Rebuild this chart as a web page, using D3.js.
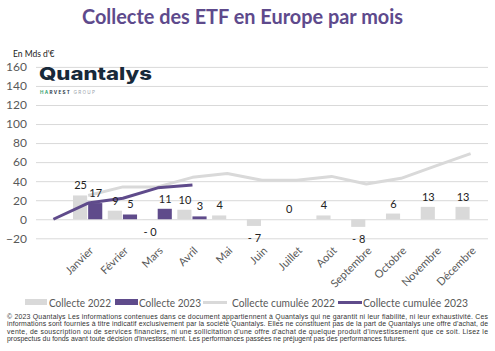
<!DOCTYPE html>
<html>
<head>
<meta charset="utf-8">
<script src="https://cdn.jsdelivr.net/npm/d3@7"></script>
<style>
  body { margin: 0; background: #fff; }
  svg { display: block; font-family: Lato, "Open Sans", sans-serif; }
</style>
</head>
<body>
<svg id="chart"></svg>
<script>
// chart data
const months = ["Janvier", "Février", "Mars", "Avril", "Mai", "Juin", "Juillet", "Août", "Septembre", "Octobre", "Novembre", "Décembre"];
const collecte2022 = [25, 9, -0.3, 10, 4, -7, 0, 4, -8, 6, 13, 13];
const collecte2023 = [17, 5, 11, 3];
const cumul2022 = [25, 34, 34, 44, 48, 41, 41, 45, 37, 43, 56, 69];
const cumul2023 = [0, 17, 22, 33, 36];
const yTicks = [-20, 0, 20, 40, 60, 80, 100, 120, 140, 160];
const footer = [
  "© 2023 Quantalys Les informations contenues dans ce document appartiennent à Quantalys qui ne garantit ni leur fiabilité, ni leur exhaustivité. Ces",
  "informations sont fournies à titre indicatif exclusivement par la société Quantalys. Elles ne constituent pas de la part de Quantalys une offre d'achat, de",
  "vente, de souscription ou de services financiers, ni une sollicitation d'une offre d'achat de quelque produit d'investissement que ce soit. Lisez le",
  "prospectus du fonds avant toute décision d'investissement. Les performances passées ne préjugent pas des performances futures."
];

const W = 495, H = 351;
const gray = "#d9d9d9", purple = "#5f4b8b", txt = "#595959";
const plotL = 36, plotR = 488, plotT = 66.9, plotB = 238.3;

const svg = d3.select("#chart").attr("width", W).attr("height", H);

// title
svg.append("text")
  .attr("x", 82).attr("y", 23.5)
  .attr("textLength", 321).attr("lengthAdjust", "spacingAndGlyphs")
  .style("font-size", "20px").style("font-weight", 700)
  .attr("fill", "#5e4a8c")
  .text("Collecte des ETF en Europe par mois");

svg.append("text")
  .attr("x", 13).attr("y", 57)
  .style("font-size", "8.5px").attr("fill", "#222")
  .text("En Mds d'€");

// scales
const cats = [""].concat(months);
const x = d3.scaleBand().domain(cats).range([plotL, plotR])
  .paddingInner(0.13).paddingOuter(0.065);
const xs = d3.scaleBand().domain(["2022", "2023"]).range([0, x.bandwidth()]);
const y = d3.scaleLinear().domain([-20, 160]).range([plotB, plotT]);
const cx = c => x(c) + x.bandwidth() / 2;

// grid + y axis
const yAxis = d3.axisLeft(y).tickValues(yTicks).tickSize(-(plotR - plotL)).tickPadding(9);
const ga = svg.append("g").attr("transform", `translate(${plotL},0)`).call(yAxis);
ga.select(".domain").remove();
ga.selectAll(".tick line").attr("stroke", gray).attr("stroke-width", 1);
ga.selectAll(".tick text").attr("fill", txt).style("font-size", "12px")
  .style("font-family", "Lato, sans-serif");

// x labels
const xAxis = d3.axisBottom(x).tickValues(months).tickSize(0);
const gx = svg.append("g").attr("transform", `translate(0,${plotB})`).call(xAxis);
gx.select(".domain").remove();
gx.selectAll(".tick text")
  .attr("fill", txt).style("font-size", "11px").style("font-family", "Lato, sans-serif")
  .attr("text-anchor", "end").attr("dy", 0).attr("y", 0)
  .attr("transform", "translate(6,13) rotate(-45)");

// logo
const logo = svg.append("g");
logo.append("text").attr("x", 39).attr("y", 80)
  .attr("textLength", 113).attr("lengthAdjust", "spacingAndGlyphs")
  .style("font-family", "Inter, sans-serif").style("font-size", "17.5px").style("font-weight", 800)
  .attr("fill", "#17293a").text("Quantalys");
const tag = logo.append("text").attr("x", 40).attr("y", 93.5)
  .style("font-family", "Inter, sans-serif").style("font-size", "4.6px").style("font-weight", 700)
  .attr("letter-spacing", "1.3px");
tag.append("tspan").attr("fill", "#3aa676").text("HA");
tag.append("tspan").attr("fill", "#2b3a4a").text("RVEST ");
tag.append("tspan").attr("fill", "#9aa3ab").style("font-weight", 400).text("GROUP");

// bars
const bars22 = months.map((m, i) => ({ m, v: collecte2022[i] }));
const bars23 = collecte2023.map((v, i) => ({ m: months[i], v }));

function drawBars(data, key, color) {
  svg.append("g").selectAll("rect").data(data).join("rect")
    .attr("x", d => x(d.m) + xs(key))
    .attr("width", xs.bandwidth() - 1)
    .attr("y", d => y(Math.max(0, d.v)))
    .attr("height", d => Math.abs(y(d.v) - y(0)))
    .attr("fill", color);
}
drawBars(bars22, "2022", gray);
drawBars(bars23, "2023", purple);

// lines
const line = d3.line().x(d => cx(d.c)).y(d => y(d.v));
svg.append("path")
  .datum(cumul2022.map((v, i) => ({ c: months[i], v })))
  .attr("d", line).attr("fill", "none").attr("stroke", gray).attr("stroke-width", 3)
  .attr("stroke-linejoin", "round");
svg.append("path")
  .datum(cumul2023.map((v, i) => ({ c: cats[i], v })))
  .attr("d", line).attr("fill", "none").attr("stroke", purple).attr("stroke-width", 3)
  .attr("stroke-linejoin", "round");

// value labels
const fmt = v => (v < 0 ? "- " : "") + Math.round(Math.abs(v));
function drawLabels(data, key) {
  svg.append("g").selectAll("text").data(data).join("text")
    .attr("x", d => x(d.m) + xs(key) + xs.bandwidth() / 2)
    .attr("y", d => d.v < 0 ? y(d.v) + 16 : y(d.v) - 6)
    .attr("text-anchor", "middle")
    .style("font-size", "11px").attr("fill", "#222")
    .text(d => fmt(d.v));
}
drawLabels(bars22, "2022");
drawLabels(bars23, "2023");

// legend
const leg = svg.append("g").style("font-size", "12px").attr("fill", txt);
const legText = (x0, len, s) => leg.append("text").attr("x", x0).attr("y", 306.5)
  .attr("textLength", len).attr("lengthAdjust", "spacingAndGlyphs").text(s);
leg.append("rect").attr("x", 25).attr("y", 299).attr("width", 22).attr("height", 6).attr("fill", gray);
legText(49, 62, "Collecte 2022");
leg.append("rect").attr("x", 115).attr("y", 299).attr("width", 23).attr("height", 6).attr("fill", purple);
legText(139, 62, "Collecte 2023");
leg.append("line").attr("x1", 203).attr("x2", 227).attr("y1", 302.5).attr("y2", 302.5)
  .attr("stroke", gray).attr("stroke-width", 3);
legText(232, 103, "Collecte cumulée 2022");
leg.append("line").attr("x1", 338).attr("x2", 362).attr("y1", 302.5).attr("y2", 302.5)
  .attr("stroke", purple).attr("stroke-width", 3);
legText(363, 105, "Collecte cumulée 2023");

// footer, justified lines
const ft = svg.append("g").style("font-family", "'Liberation Sans', Arial, sans-serif")
  .style("font-size", "6.9px").attr("fill", "#333");
footer.forEach((s, i) => {
  const t = ft.append("text").attr("x", 7).attr("y", 318.5 + i * 7.5).text(s);
  if (i < footer.length - 1) t.attr("textLength", 481).attr("lengthAdjust", "spacing");
});
</script>
</body>
</html>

┄┄┄┄┄┄┄┄┄┄

What to do: Write the material out again exactly as it appears, dropping the pictures.

Final result:
Rebuild this chart as a web page, using D3.js.
<!DOCTYPE html>
<html>
<head>
<meta charset="utf-8">
<script src="https://cdn.jsdelivr.net/npm/d3@7"></script>
<style>
  body { margin: 0; background: #fff; }
  svg { display: block; font-family: Lato, "Open Sans", sans-serif; }
</style>
</head>
<body>
<svg id="chart"></svg>
<script>
// chart data
const months = ["Janvier", "Février", "Mars", "Avril", "Mai", "Juin", "Juillet", "Août", "Septembre", "Octobre", "Novembre", "Décembre"];
const collecte2022 = [25, 9, -0.3, 10, 4, -7, 0, 4, -8, 6, 13, 13];
const collecte2023 = [17, 5, 11, 3];
const cumul2022 = [25, 34, 34, 44, 48, 41, 41, 45, 37, 43, 56, 69];
const cumul2023 = [0, 17, 22, 33, 36];
const yTicks = [-20, 0, 20, 40, 60, 80, 100, 120, 140, 160];
const footer = [
  "© 2023 Quantalys Les informations contenues dans ce document appartiennent à Quantalys qui ne garantit ni leur fiabilité, ni leur exhaustivité. Ces",
  "informations sont fournies à titre indicatif exclusivement par la société Quantalys. Elles ne constituent pas de la part de Quantalys une offre d'achat, de",
  "vente, de souscription ou de services financiers, ni une sollicitation d'une offre d'achat de quelque produit d'investissement que ce soit. Lisez le",
  "prospectus du fonds avant toute décision d'investissement. Les performances passées ne préjugent pas des performances futures."
];

const W = 495, H = 351;
const gray = "#d9d9d9", purple = "#5f4b8b", txt = "#595959";
const plotL = 36, plotR = 488, plotT = 66.9, plotB = 238.3;

const svg = d3.select("#chart").attr("width", W).attr("height", H);

// title
svg.append("text")
  .attr("x", 82).attr("y", 23.5)
  .attr("textLength", 321).attr("lengthAdjust", "spacingAndGlyphs")
  .style("font-size", "20px").style("font-weight", 700)
  .attr("fill", "#5e4a8c")
  .text("Collecte des ETF en Europe par mois");

svg.append("text")
  .attr("x", 13).attr("y", 57)
  .style("font-size", "8.5px").attr("fill", "#222")
  .text("En Mds d'€");

// scales
const cats = [""].concat(months);
const x = d3.scaleBand().domain(cats).range([plotL, plotR])
  .paddingInner(0.13).paddingOuter(0.065);
const xs = d3.scaleBand().domain(["2022", "2023"]).range([0, x.bandwidth()]);
const y = d3.scaleLinear().domain([-20, 160]).range([plotB, plotT]);
const cx = c => x(c) + x.bandwidth() / 2;

// grid + y axis
const yAxis = d3.axisLeft(y).tickValues(yTicks).tickSize(-(plotR - plotL)).tickPadding(9);
const ga = svg.append("g").attr("transform", `translate(${plotL},0)`).call(yAxis);
ga.select(".domain").remove();
ga.selectAll(".tick line").attr("stroke", gray).attr("stroke-width", 1);
ga.selectAll(".tick text").attr("fill", txt).style("font-size", "12px")
  .style("font-family", "Lato, sans-serif");

// x labels
const xAxis = d3.axisBottom(x).tickValues(months).tickSize(0);
const gx = svg.append("g").attr("transform", `translate(0,${plotB})`).call(xAxis);
gx.select(".domain").remove();
gx.selectAll(".tick text")
  .attr("fill", txt).style("font-size", "11px").style("font-family", "Lato, sans-serif")
  .attr("text-anchor", "end").attr("dy", 0).attr("y", 0)
  .attr("transform", "translate(6,13) rotate(-45)");

// logo
const logo = svg.append("g");
logo.append("text").attr("x", 39).attr("y", 80)
  .attr("textLength", 113).attr("lengthAdjust", "spacingAndGlyphs")
  .style("font-family", "Inter, sans-serif").style("font-size", "17.5px").style("font-weight", 800)
  .attr("fill", "#17293a").text("Quantalys");
const tag = logo.append("text").attr("x", 40).attr("y", 93.5)
  .style("font-family", "Inter, sans-serif").style("font-size", "4.6px").style("font-weight", 700)
  .attr("letter-spacing", "1.3px");
tag.append("tspan").attr("fill", "#3aa676").text("HA");
tag.append("tspan").attr("fill", "#2b3a4a").text("RVEST ");
tag.append("tspan").attr("fill", "#9aa3ab").style("font-weight", 400).text("GROUP");

// bars
const bars22 = months.map((m, i) => ({ m, v: collecte2022[i] }));
const bars23 = collecte2023.map((v, i) => ({ m: months[i], v }));

function drawBars(data, key, color) {
  svg.append("g").selectAll("rect").data(data).join("rect")
    .attr("x", d => x(d.m) + xs(key))
    .attr("width", xs.bandwidth() - 1)
    .attr("y", d => y(Math.max(0, d.v)))
    .attr("height", d => Math.abs(y(d.v) - y(0)))
    .attr("fill", color);
}
drawBars(bars22, "2022", gray);
drawBars(bars23, "2023", purple);

// lines
const line = d3.line().x(d => cx(d.c)).y(d => y(d.v));
svg.append("path")
  .datum(cumul2022.map((v, i) => ({ c: months[i], v })))
  .attr("d", line).attr("fill", "none").attr("stroke", gray).attr("stroke-width", 3)
  .attr("stroke-linejoin", "round");
svg.append("path")
  .datum(cumul2023.map((v, i) => ({ c: cats[i], v })))
  .attr("d", line).attr("fill", "none").attr("stroke", purple).attr("stroke-width", 3)
  .attr("stroke-linejoin", "round");

// value labels
const fmt = v => (v < 0 ? "- " : "") + Math.round(Math.abs(v));
function drawLabels(data, key) {
  svg.append("g").selectAll("text").data(data).join("text")
    .attr("x", d => x(d.m) + xs(key) + xs.bandwidth() / 2)
    .attr("y", d => d.v < 0 ? y(d.v) + 16 : y(d.v) - 6)
    .attr("text-anchor", "middle")
    .style("font-size", "11px").attr("fill", "#222")
    .text(d => fmt(d.v));
}
drawLabels(bars22, "2022");
drawLabels(bars23, "2023");

// legend
const leg = svg.append("g").style("font-size", "12px").attr("fill", txt);
const legText = (x0, len, s) => leg.append("text").attr("x", x0).attr("y", 306.5)
  .attr("textLength", len).attr("lengthAdjust", "spacingAndGlyphs").text(s);
leg.append("rect").attr("x", 25).attr("y", 299).attr("width", 22).attr("height", 6).attr("fill", gray);
legText(49, 62, "Collecte 2022");
leg.append("rect").attr("x", 115).attr("y", 299).attr("width", 23).attr("height", 6).attr("fill", purple);
legText(139, 62, "Collecte 2023");
leg.append("line").attr("x1", 203).attr("x2", 227).attr("y1", 302.5).attr("y2", 302.5)
  .attr("stroke", gray).attr("stroke-width", 3);
legText(232, 103, "Collecte cumulée 2022");
leg.append("line").attr("x1", 338).attr("x2", 362).attr("y1", 302.5).attr("y2", 302.5)
  .attr("stroke", purple).attr("stroke-width", 3);
legText(363, 105, "Collecte cumulée 2023");

// footer, justified lines
const ft = svg.append("g").style("font-family", "'Liberation Sans', Arial, sans-serif")
  .style("font-size", "6.9px").attr("fill", "#333");
footer.forEach((s, i) => {
  const t = ft.append("text").attr("x", 7).attr("y", 318.5 + i * 7.5).text(s);
  if (i < footer.length - 1) t.attr("textLength", 481).attr("lengthAdjust", "spacing");
});
</script>
</body>
</html>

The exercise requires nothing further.